Dallagnol diz enxergar nesses movimentos uma espécie de ofensiva destinada a inviabilizar a operação, como ocorreu no passado com a Castelo de Areia e a Satiagraha, anuladas pela Justiça, “apesar das provas materiais dos crimes”. Ele não tem dúvida de que a vaza jato fez parte de processo semelhante. Apesar dos ataques sofridos, Dallagnol aposta que a Lava Jato resistirá. Somente este ano, de acordo com seu levantamento, foram executadas nove das 66 fases da operação até aqui realizadas desde 2014. Também no mesmo período firmou dezenas de acordos com criminosos para a recuperação de R$ 2 bilhões em dinheiro desviado da Petrobras. Ele reconhece, porém, estar com fôlego mais curto depois de cinco anos à frente da operação e admite: pode deixar a chefia da força tarefa nos próximos meses. Deltan estuda aceitar o cargo de procurador regional da República no Paraná: “Estou refletindo sobre o assunto”.
ENTREVISTA
O que o senhor acha do fim da condenação em segunda instância, decisão que o STF pode tomar nos próximos dias?
A decisão definirá se queremos ou não voltar a ser o paraíso da impunidade de poderosos. Já a discussão jurídica diz respeito à interpretação do princípio da presunção da inocência no Brasil. De um lado, há quem lhe dê uma conotação absoluta e, assim, exija o julgamento do último recurso possível antes da prisão. De outro lado, está quem defende que nenhum princípio constitucional é absoluto. Assim, a presunção da inocência deve ser compatibilizada com a eficiência da Justiça. No mesmo sentido, a leitura histórica do princípio é de que foi criado para garantir que a prisão ocorra após um julgamento em que o ônus da prova é da acusação.
Há ministros que defendem que o réu deve aguardar a última instância para ir preso.
Vários países que acolhem a presunção de inocência permitem que a prisão ocorra após a primeira ou segunda instância.

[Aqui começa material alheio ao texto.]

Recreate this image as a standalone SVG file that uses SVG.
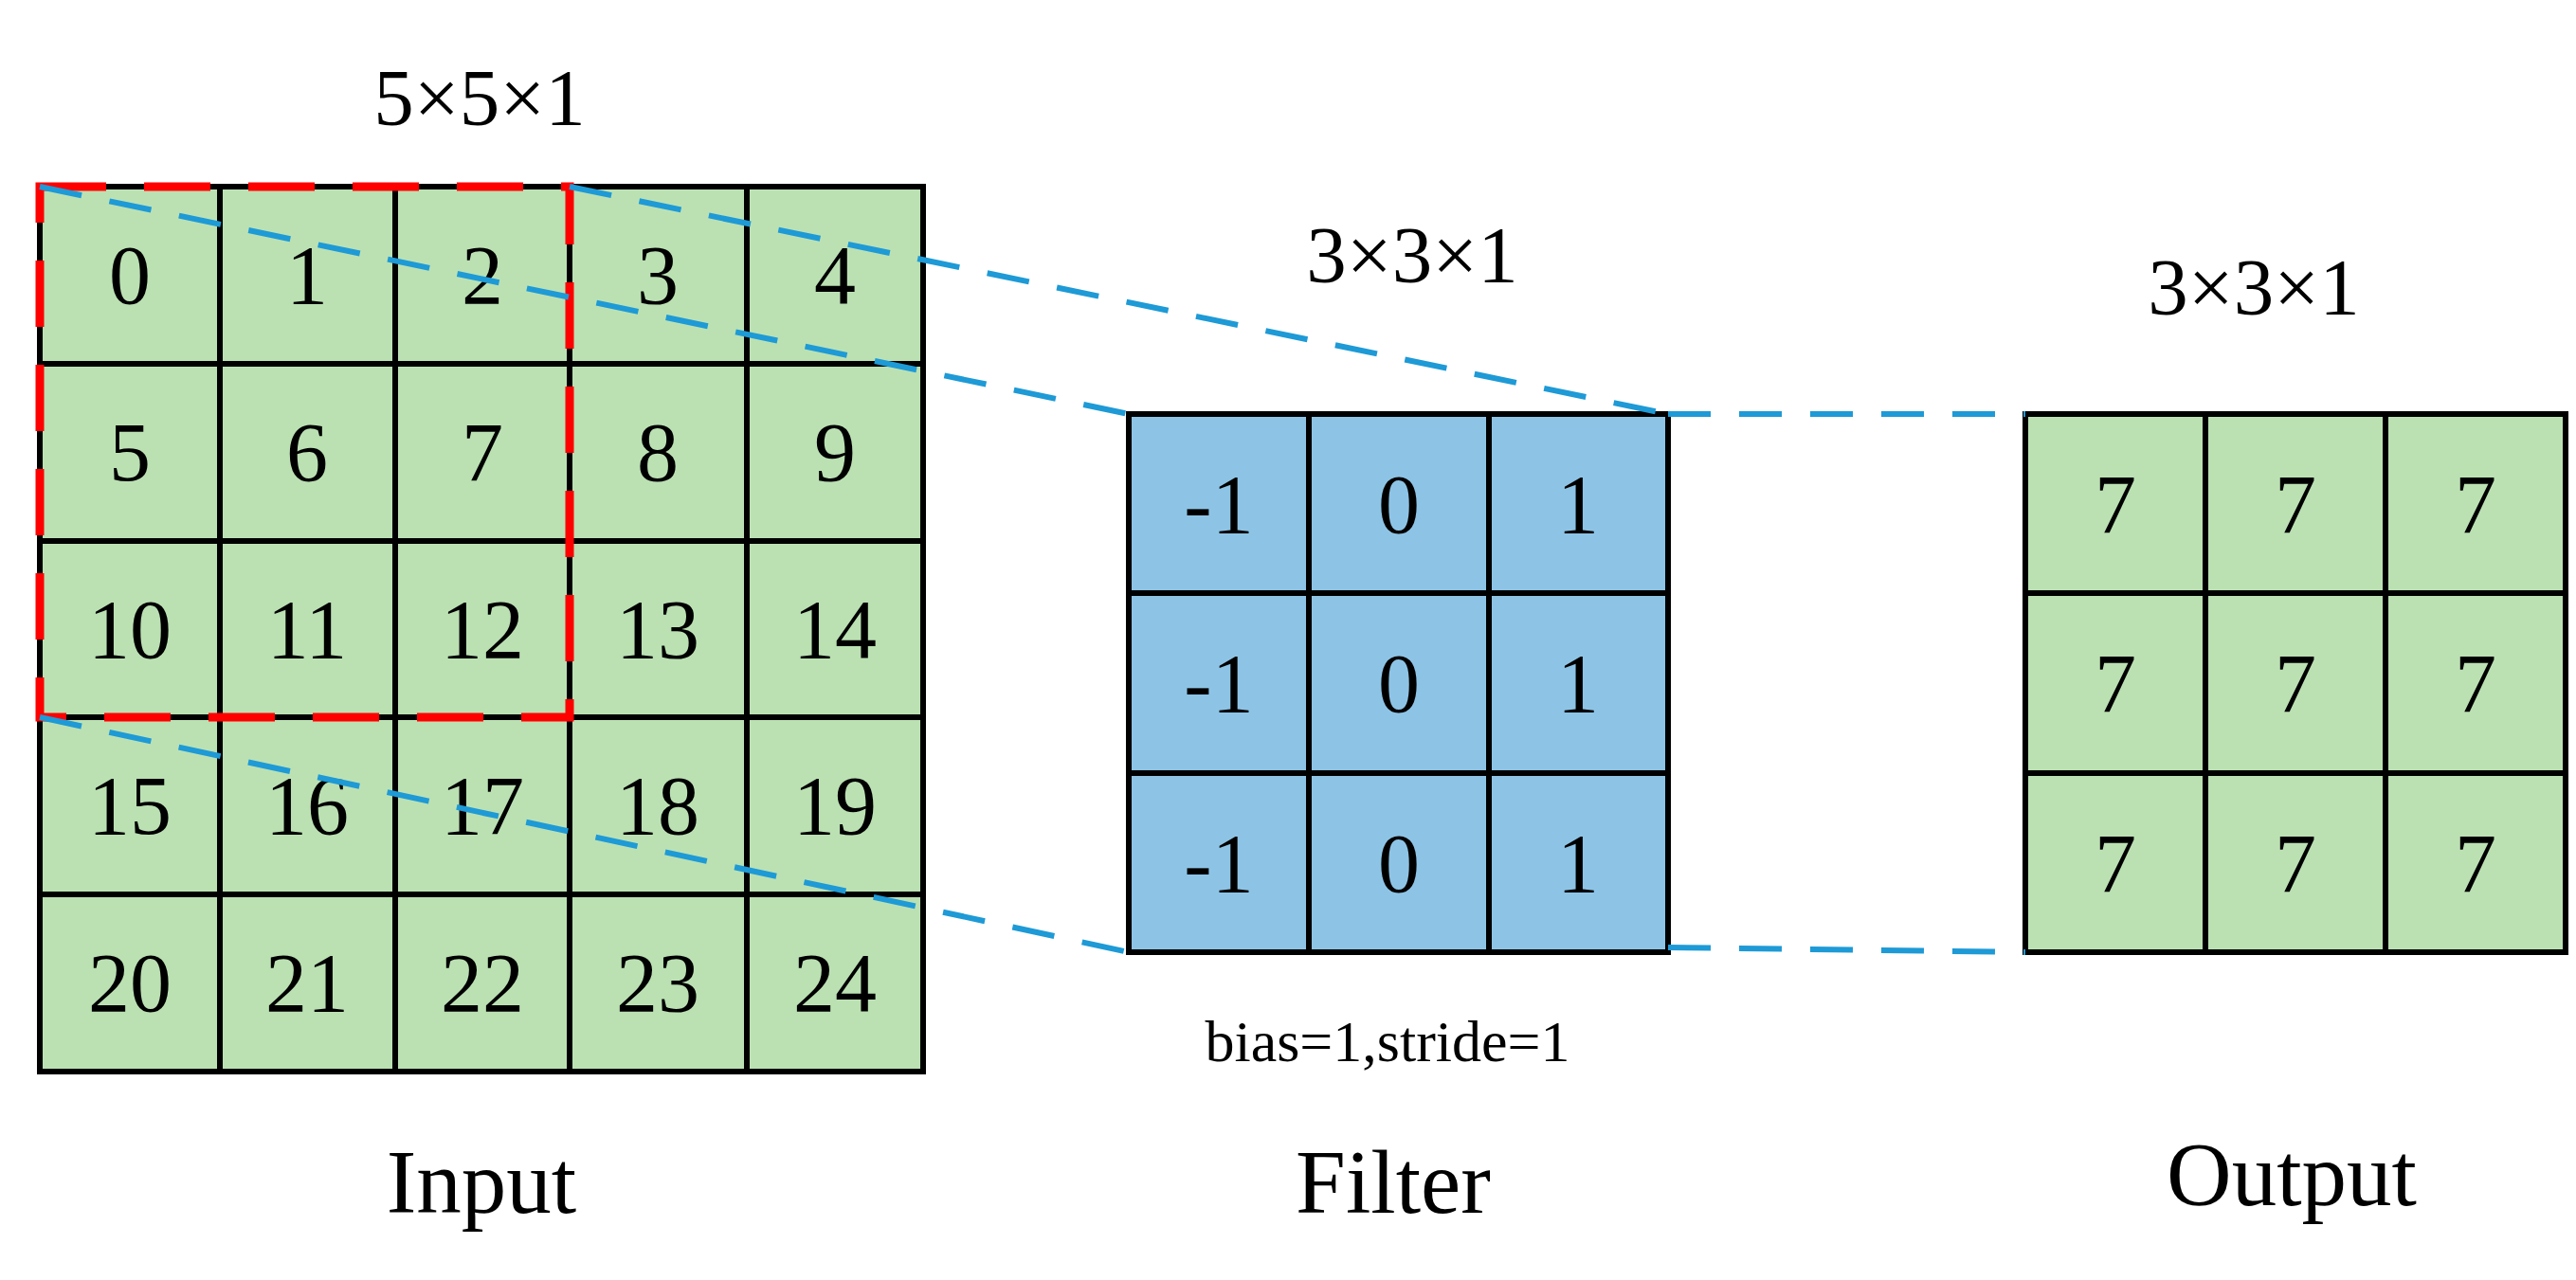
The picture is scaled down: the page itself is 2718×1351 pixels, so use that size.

No Brasil, são as duas primeiras instâncias as únicas que examinam fatos e provas, de modo que não faria sentido aguardar as duas subsequentes para a prisão. Outra questão relevante é a necessidade de preservar a estabilidade e segurança jurídica dos precedentes do Supremo – há apenas três anos a Corte autorizou a prisão em segunda instância.